Situationships promise freedom, autonomy, and self-sufficiency. But in truth, they offer nothing but emotional bankruptcy. When you invest your time, your body, your heart, in an ongoing, repeated cycle of sex and connection—sometimes over months, or even years—you are still denied the right to claim those emotions as real. They exist in a liminal space: real enough to hurt, real enough to leave scars, but not real enough to deserve the validation of a title. You’re stuck, alone with your feelings, but without the emotional closure that would allow you to heal.

We’ve been sold the lie that emotional detachment equals strength. That by avoiding commitment, we are freeing ourselves from the messiness of emotional investment. But you can’t have intimacy without vulnerability. You can’t share your body and soul, over and over again, without facing the risks of emotional entanglement. In situationships, it’s not just the sex that becomes complicated—it’s the feelings, the expectations, the hurt. To separate sex from its emotional consequences is to treat both like empty transactions, like moments to be consumed and discarded without acknowledgment of the toll they take.

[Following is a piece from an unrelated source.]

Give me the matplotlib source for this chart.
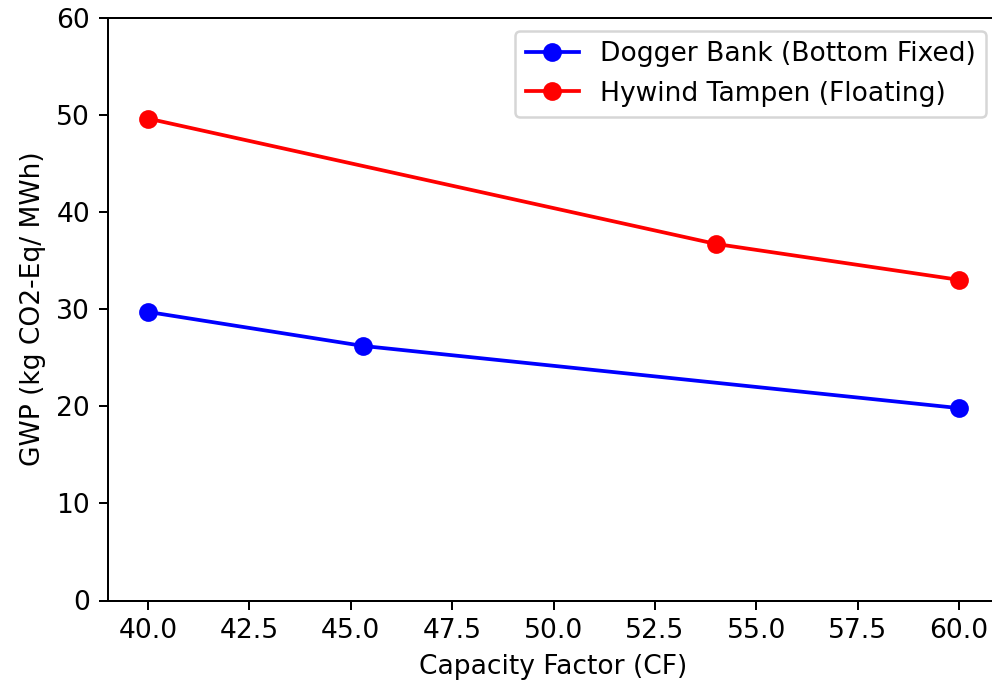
import matplotlib
matplotlib.use("Agg")
import matplotlib.pyplot as plt

# Capacity factor (%) and life-cycle GWP (kg CO2-eq per MWh)
dogger_cf = [40.0, 45.3, 60.0]
dogger_gwp = [29.7, 26.2, 19.8]
hywind_cf = [40.0, 54.0, 60.0]
hywind_gwp = [49.6, 36.7, 33.0]

labels = ["Dogger Bank (Bottom Fixed)", "Hywind Tampen (Floating)"]

plt.rcParams["font.size"] = 10.6

DPI = 180
fig = plt.figure(figsize=(992 / DPI, 686 / DPI), dpi=DPI)
ax = fig.add_axes([107.5 / 992, 1 - 600.5 / 686, 892 / 992, 583 / 686])

ax.plot(dogger_cf, dogger_gwp, "-o", color="blue", label=labels[0], markersize=6.5)
ax.plot(hywind_cf, hywind_gwp, "-o", color="red", label=labels[1], markersize=6.5)

ax.set_xlim(39, 61)
ax.set_ylim(0, 60)
ax.set_xlabel("Capacity Factor (CF)")
ax.set_ylabel("GWP (kg CO2-Eq/ MWh)")
ax.legend(loc="upper right")

fig.savefig("out.png", dpi=DPI)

But, like most people, I played along. I agreed to the ‘friend’ label, even as I felt that ball in my chest squeeze a little tighter. I was convinced it would be ok. After all, we didn't even date!

I remember laying in my bed, thinking about the stains on her jeans from the cafe. The phrase, “I want to be friends,” ping-ponging around my head.

Ironically, I had been dramatically listening to Sarah Kinsley’s “The Giver” on repeat, “He turns around when you’re naked, says we should be friends while you're changing…”

When my phone had pinged, a message from her.

“Hey Pal…”

I couldn’t help but snort at the absurdity of it all. Yeah, sure. Pals.

In that moment, as I lay there, red eyes staring incredulously at the text (as “The Giver” played, again), I felt that pit in my chest open a little wider.

We keep playing this game, pretending that emotional detachment is liberation, but it’s not. It’s just the slow unravelling of everything we crave, the quiet erosion of what it truly means to connect.